> [GIVEN INFORMATION]
********************

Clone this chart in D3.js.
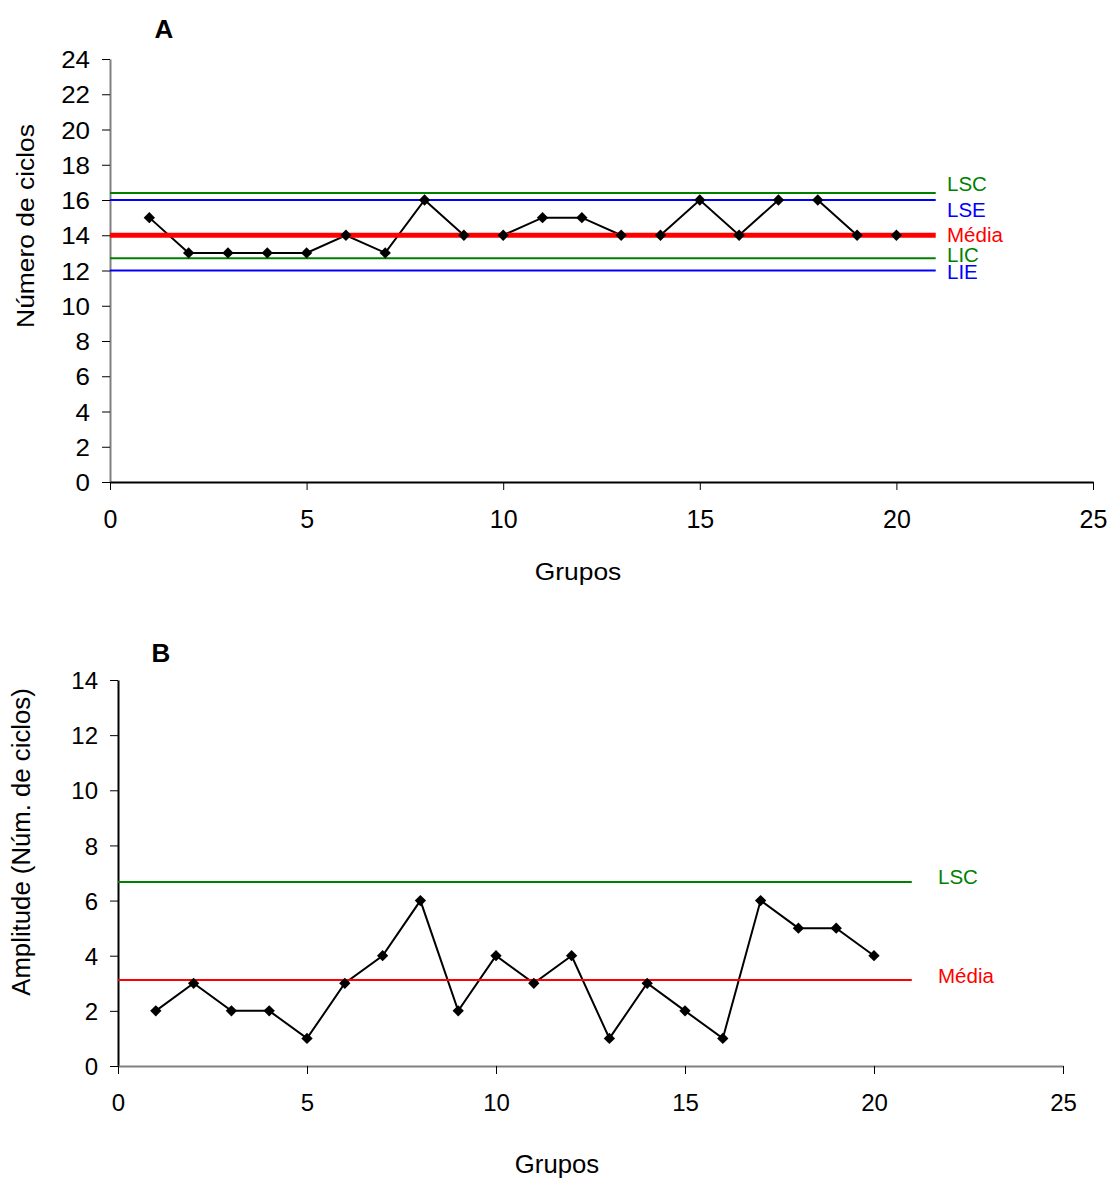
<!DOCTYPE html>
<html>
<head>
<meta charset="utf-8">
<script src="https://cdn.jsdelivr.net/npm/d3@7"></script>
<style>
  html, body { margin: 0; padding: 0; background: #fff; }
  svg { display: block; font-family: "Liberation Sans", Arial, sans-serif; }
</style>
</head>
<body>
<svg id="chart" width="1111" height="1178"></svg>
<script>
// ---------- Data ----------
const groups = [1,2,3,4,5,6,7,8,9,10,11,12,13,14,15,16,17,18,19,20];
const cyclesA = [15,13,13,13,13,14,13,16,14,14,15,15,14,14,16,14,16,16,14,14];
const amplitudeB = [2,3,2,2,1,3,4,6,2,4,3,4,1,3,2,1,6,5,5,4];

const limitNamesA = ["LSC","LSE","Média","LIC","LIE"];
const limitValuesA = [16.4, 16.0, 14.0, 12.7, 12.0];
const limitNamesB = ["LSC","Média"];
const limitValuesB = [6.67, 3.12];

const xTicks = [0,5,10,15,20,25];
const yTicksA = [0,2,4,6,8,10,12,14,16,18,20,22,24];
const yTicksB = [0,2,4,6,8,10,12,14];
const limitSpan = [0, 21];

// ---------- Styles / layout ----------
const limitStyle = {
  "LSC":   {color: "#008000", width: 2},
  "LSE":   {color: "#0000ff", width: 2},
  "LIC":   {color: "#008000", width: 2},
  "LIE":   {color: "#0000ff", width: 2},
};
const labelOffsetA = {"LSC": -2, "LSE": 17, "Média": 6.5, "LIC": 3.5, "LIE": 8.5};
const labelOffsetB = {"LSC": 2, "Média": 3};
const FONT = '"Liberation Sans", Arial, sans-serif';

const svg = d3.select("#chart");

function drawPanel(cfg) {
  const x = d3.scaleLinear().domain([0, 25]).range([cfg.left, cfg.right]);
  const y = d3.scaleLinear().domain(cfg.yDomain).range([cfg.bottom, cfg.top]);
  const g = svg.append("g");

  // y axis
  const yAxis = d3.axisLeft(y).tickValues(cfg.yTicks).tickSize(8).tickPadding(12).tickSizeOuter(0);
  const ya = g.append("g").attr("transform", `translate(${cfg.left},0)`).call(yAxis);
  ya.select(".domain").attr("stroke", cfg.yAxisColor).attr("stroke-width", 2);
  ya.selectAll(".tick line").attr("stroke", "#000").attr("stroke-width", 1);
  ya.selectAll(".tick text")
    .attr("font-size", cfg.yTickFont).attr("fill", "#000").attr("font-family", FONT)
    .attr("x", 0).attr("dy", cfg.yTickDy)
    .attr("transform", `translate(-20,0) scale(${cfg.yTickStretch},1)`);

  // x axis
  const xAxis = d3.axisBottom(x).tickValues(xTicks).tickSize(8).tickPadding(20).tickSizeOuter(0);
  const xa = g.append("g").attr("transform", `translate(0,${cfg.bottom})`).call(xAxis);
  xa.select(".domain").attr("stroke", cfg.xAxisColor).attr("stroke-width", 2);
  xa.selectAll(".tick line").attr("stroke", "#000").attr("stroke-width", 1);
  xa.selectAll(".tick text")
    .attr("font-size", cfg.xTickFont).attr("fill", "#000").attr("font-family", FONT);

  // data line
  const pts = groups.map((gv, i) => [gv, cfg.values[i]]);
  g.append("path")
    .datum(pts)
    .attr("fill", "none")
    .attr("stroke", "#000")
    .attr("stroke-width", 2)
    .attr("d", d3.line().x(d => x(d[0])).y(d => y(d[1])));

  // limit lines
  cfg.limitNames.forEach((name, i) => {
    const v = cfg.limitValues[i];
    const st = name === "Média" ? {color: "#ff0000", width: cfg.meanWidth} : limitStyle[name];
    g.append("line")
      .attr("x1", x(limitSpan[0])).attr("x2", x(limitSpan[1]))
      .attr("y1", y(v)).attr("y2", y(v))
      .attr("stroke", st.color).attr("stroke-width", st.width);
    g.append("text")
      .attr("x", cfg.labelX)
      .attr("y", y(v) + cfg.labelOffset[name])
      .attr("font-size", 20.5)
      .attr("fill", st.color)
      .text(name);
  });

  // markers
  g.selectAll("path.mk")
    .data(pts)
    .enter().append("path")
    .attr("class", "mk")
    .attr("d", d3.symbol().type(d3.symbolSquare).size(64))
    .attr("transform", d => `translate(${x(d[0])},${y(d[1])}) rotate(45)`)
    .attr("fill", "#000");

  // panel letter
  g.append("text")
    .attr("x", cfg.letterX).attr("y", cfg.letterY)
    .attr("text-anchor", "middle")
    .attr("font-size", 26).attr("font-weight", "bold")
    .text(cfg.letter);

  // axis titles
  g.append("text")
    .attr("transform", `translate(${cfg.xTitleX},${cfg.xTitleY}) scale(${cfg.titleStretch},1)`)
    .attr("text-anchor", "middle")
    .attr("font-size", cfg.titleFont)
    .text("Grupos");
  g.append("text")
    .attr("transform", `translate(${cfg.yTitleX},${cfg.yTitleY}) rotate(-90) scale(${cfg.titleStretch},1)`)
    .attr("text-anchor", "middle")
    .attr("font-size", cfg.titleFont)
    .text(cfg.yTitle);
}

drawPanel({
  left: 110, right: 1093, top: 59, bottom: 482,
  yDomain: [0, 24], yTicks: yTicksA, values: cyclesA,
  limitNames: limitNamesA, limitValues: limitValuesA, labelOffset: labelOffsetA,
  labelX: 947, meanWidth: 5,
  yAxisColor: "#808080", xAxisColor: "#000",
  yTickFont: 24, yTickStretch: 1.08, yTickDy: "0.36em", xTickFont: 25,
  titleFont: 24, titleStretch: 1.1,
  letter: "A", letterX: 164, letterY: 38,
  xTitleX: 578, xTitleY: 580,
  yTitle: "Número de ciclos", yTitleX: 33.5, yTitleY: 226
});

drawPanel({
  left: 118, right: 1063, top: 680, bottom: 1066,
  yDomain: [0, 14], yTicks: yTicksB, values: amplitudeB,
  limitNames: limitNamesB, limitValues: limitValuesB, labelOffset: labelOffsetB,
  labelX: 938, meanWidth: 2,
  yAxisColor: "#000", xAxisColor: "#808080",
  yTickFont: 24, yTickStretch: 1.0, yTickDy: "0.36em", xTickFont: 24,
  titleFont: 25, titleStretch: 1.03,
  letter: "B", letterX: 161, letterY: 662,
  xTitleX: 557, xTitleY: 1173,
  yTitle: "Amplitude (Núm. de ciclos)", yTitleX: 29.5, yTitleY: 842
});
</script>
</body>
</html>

********************

> [YOUR INSTRUCTIONS]
Write out every line above exactly as it is, leaving out the pictures.

> [TASK ANSWER]
Clone this chart in D3.js.
<!DOCTYPE html>
<html>
<head>
<meta charset="utf-8">
<script src="https://cdn.jsdelivr.net/npm/d3@7"></script>
<style>
  html, body { margin: 0; padding: 0; background: #fff; }
  svg { display: block; font-family: "Liberation Sans", Arial, sans-serif; }
</style>
</head>
<body>
<svg id="chart" width="1111" height="1178"></svg>
<script>
// ---------- Data ----------
const groups = [1,2,3,4,5,6,7,8,9,10,11,12,13,14,15,16,17,18,19,20];
const cyclesA = [15,13,13,13,13,14,13,16,14,14,15,15,14,14,16,14,16,16,14,14];
const amplitudeB = [2,3,2,2,1,3,4,6,2,4,3,4,1,3,2,1,6,5,5,4];

const limitNamesA = ["LSC","LSE","Média","LIC","LIE"];
const limitValuesA = [16.4, 16.0, 14.0, 12.7, 12.0];
const limitNamesB = ["LSC","Média"];
const limitValuesB = [6.67, 3.12];

const xTicks = [0,5,10,15,20,25];
const yTicksA = [0,2,4,6,8,10,12,14,16,18,20,22,24];
const yTicksB = [0,2,4,6,8,10,12,14];
const limitSpan = [0, 21];

// ---------- Styles / layout ----------
const limitStyle = {
  "LSC":   {color: "#008000", width: 2},
  "LSE":   {color: "#0000ff", width: 2},
  "LIC":   {color: "#008000", width: 2},
  "LIE":   {color: "#0000ff", width: 2},
};
const labelOffsetA = {"LSC": -2, "LSE": 17, "Média": 6.5, "LIC": 3.5, "LIE": 8.5};
const labelOffsetB = {"LSC": 2, "Média": 3};
const FONT = '"Liberation Sans", Arial, sans-serif';

const svg = d3.select("#chart");

function drawPanel(cfg) {
  const x = d3.scaleLinear().domain([0, 25]).range([cfg.left, cfg.right]);
  const y = d3.scaleLinear().domain(cfg.yDomain).range([cfg.bottom, cfg.top]);
  const g = svg.append("g");

  // y axis
  const yAxis = d3.axisLeft(y).tickValues(cfg.yTicks).tickSize(8).tickPadding(12).tickSizeOuter(0);
  const ya = g.append("g").attr("transform", `translate(${cfg.left},0)`).call(yAxis);
  ya.select(".domain").attr("stroke", cfg.yAxisColor).attr("stroke-width", 2);
  ya.selectAll(".tick line").attr("stroke", "#000").attr("stroke-width", 1);
  ya.selectAll(".tick text")
    .attr("font-size", cfg.yTickFont).attr("fill", "#000").attr("font-family", FONT)
    .attr("x", 0).attr("dy", cfg.yTickDy)
    .attr("transform", `translate(-20,0) scale(${cfg.yTickStretch},1)`);

  // x axis
  const xAxis = d3.axisBottom(x).tickValues(xTicks).tickSize(8).tickPadding(20).tickSizeOuter(0);
  const xa = g.append("g").attr("transform", `translate(0,${cfg.bottom})`).call(xAxis);
  xa.select(".domain").attr("stroke", cfg.xAxisColor).attr("stroke-width", 2);
  xa.selectAll(".tick line").attr("stroke", "#000").attr("stroke-width", 1);
  xa.selectAll(".tick text")
    .attr("font-size", cfg.xTickFont).attr("fill", "#000").attr("font-family", FONT);

  // data line
  const pts = groups.map((gv, i) => [gv, cfg.values[i]]);
  g.append("path")
    .datum(pts)
    .attr("fill", "none")
    .attr("stroke", "#000")
    .attr("stroke-width", 2)
    .attr("d", d3.line().x(d => x(d[0])).y(d => y(d[1])));

  // limit lines
  cfg.limitNames.forEach((name, i) => {
    const v = cfg.limitValues[i];
    const st = name === "Média" ? {color: "#ff0000", width: cfg.meanWidth} : limitStyle[name];
    g.append("line")
      .attr("x1", x(limitSpan[0])).attr("x2", x(limitSpan[1]))
      .attr("y1", y(v)).attr("y2", y(v))
      .attr("stroke", st.color).attr("stroke-width", st.width);
    g.append("text")
      .attr("x", cfg.labelX)
      .attr("y", y(v) + cfg.labelOffset[name])
      .attr("font-size", 20.5)
      .attr("fill", st.color)
      .text(name);
  });

  // markers
  g.selectAll("path.mk")
    .data(pts)
    .enter().append("path")
    .attr("class", "mk")
    .attr("d", d3.symbol().type(d3.symbolSquare).size(64))
    .attr("transform", d => `translate(${x(d[0])},${y(d[1])}) rotate(45)`)
    .attr("fill", "#000");

  // panel letter
  g.append("text")
    .attr("x", cfg.letterX).attr("y", cfg.letterY)
    .attr("text-anchor", "middle")
    .attr("font-size", 26).attr("font-weight", "bold")
    .text(cfg.letter);

  // axis titles
  g.append("text")
    .attr("transform", `translate(${cfg.xTitleX},${cfg.xTitleY}) scale(${cfg.titleStretch},1)`)
    .attr("text-anchor", "middle")
    .attr("font-size", cfg.titleFont)
    .text("Grupos");
  g.append("text")
    .attr("transform", `translate(${cfg.yTitleX},${cfg.yTitleY}) rotate(-90) scale(${cfg.titleStretch},1)`)
    .attr("text-anchor", "middle")
    .attr("font-size", cfg.titleFont)
    .text(cfg.yTitle);
}

drawPanel({
  left: 110, right: 1093, top: 59, bottom: 482,
  yDomain: [0, 24], yTicks: yTicksA, values: cyclesA,
  limitNames: limitNamesA, limitValues: limitValuesA, labelOffset: labelOffsetA,
  labelX: 947, meanWidth: 5,
  yAxisColor: "#808080", xAxisColor: "#000",
  yTickFont: 24, yTickStretch: 1.08, yTickDy: "0.36em", xTickFont: 25,
  titleFont: 24, titleStretch: 1.1,
  letter: "A", letterX: 164, letterY: 38,
  xTitleX: 578, xTitleY: 580,
  yTitle: "Número de ciclos", yTitleX: 33.5, yTitleY: 226
});

drawPanel({
  left: 118, right: 1063, top: 680, bottom: 1066,
  yDomain: [0, 14], yTicks: yTicksB, values: amplitudeB,
  limitNames: limitNamesB, limitValues: limitValuesB, labelOffset: labelOffsetB,
  labelX: 938, meanWidth: 2,
  yAxisColor: "#000", xAxisColor: "#808080",
  yTickFont: 24, yTickStretch: 1.0, yTickDy: "0.36em", xTickFont: 24,
  titleFont: 25, titleStretch: 1.03,
  letter: "B", letterX: 161, letterY: 662,
  xTitleX: 557, xTitleY: 1173,
  yTitle: "Amplitude (Núm. de ciclos)", yTitleX: 29.5, yTitleY: 842
});
</script>
</body>
</html>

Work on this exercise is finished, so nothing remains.